The Promise of a Rose Garden

Popular myth dictates that the "few good men" of the United States Marines, being trained in combat to the exclusion of other skills, spend most of their off-duty time in recreational activities based on perfecting their battle readiness, whether through martial sports or old-fashioned street brawling. This archetype also applies when the marines are female, as in Dustin Spence's The Promise of a Rose Garden. The author has proclaimed his hope that by imposing familiar band-of-brothers tropes on the pioneering WMs taking advantage of the recent announcement putting an end to gender restrictions on combat positions by volunteering for the grueling Advance Infantry Officer Course, he will "level the playing field" for portrayals of women-in-uniform.

What this entails are activities such as swapping gunfire of every caliber, PTSD-fueled hallucinations of death-angels, group-guzzle drinking, vulgar language of the sort that men imagine women speak and a tendency toward physical violence employed as casually as its verbal equivalent in other branches of the service. Granted, the Babes With Blades are no strangers to theatrical violence, but Rose Garden's wartime setting demands highly specialized fighting techniques, calling for a consultant well-versed in the nuances thereof.

"Many men and women assisted in building this production", says Rachel Flesher, the production's violence designer and a member of Tactics On Set, a Canada-based team of fight instructors who coach actors playing cops, robbers, terrorists and other paramilitary agents, "I scheduled a 'boot camp' and brought in actual marines to put us through conditioning exercises—running, squat-jumping, obstacle courses—all executed at the lakeside beaches where the deep sand would reduce foot traction to make it more difficult.
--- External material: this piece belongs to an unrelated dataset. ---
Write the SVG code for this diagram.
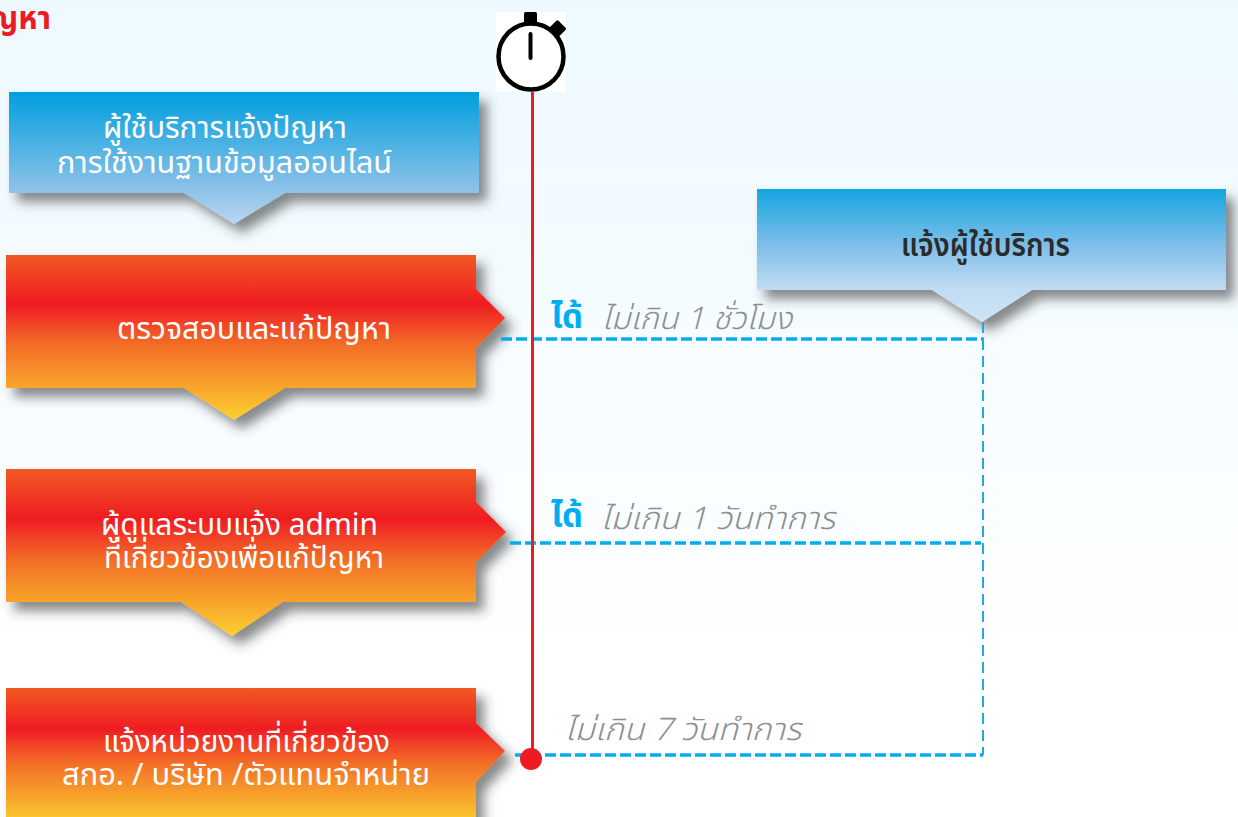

We also learned squad formation and weapon handling. The physical work helped to push us mentally and grow as a team."

Despite the "wookies" complaints about how exhausted they are from their training, they still find the energy for personal squabbling and scrapping. "I tell the actors to 'use the tired' [in the fights] so that they don't have to act it." Flesher notes, too, the widely varied backgrounds of the recruits, some of whom were likely practiced in rough-housing when they enlisted, "I also asked them to consider how their characters learned to fight, and what background influences they wanted to draw from to help influence the style of each fight. For example, Ferguson is an overachiever and traveled a lot growing up, so her fighting style has a lot of range and patience, while Nichols draws on schoolyard strategies learned as a child in Kentucky."

The play has its soldiers utilizing a wide variety of prop firearms—in reality, hard-rubber replicas of the arsenal supplied troops in the last two wars—but their orientation began with hands empty, "Marines are riflemen first," Flesher reminds us, "so it was important that everyone know how to find their target, or move from standing to prone position, before dealing with actual weapons."

What does she think today's theatergoers will take away from the play? "The hardest part of doing this show," declares Flesher, "is trying to convey, in only a few weeks, the years of experience and training these women have undergone. Whatever each individual audience member brings to the play will shape their reaction and how they connect with it. My greatest desire was to tell the story of these armed forces as truthfully as I could."

The Promise of a Rose Garden continues at City Lit Theater through September 10.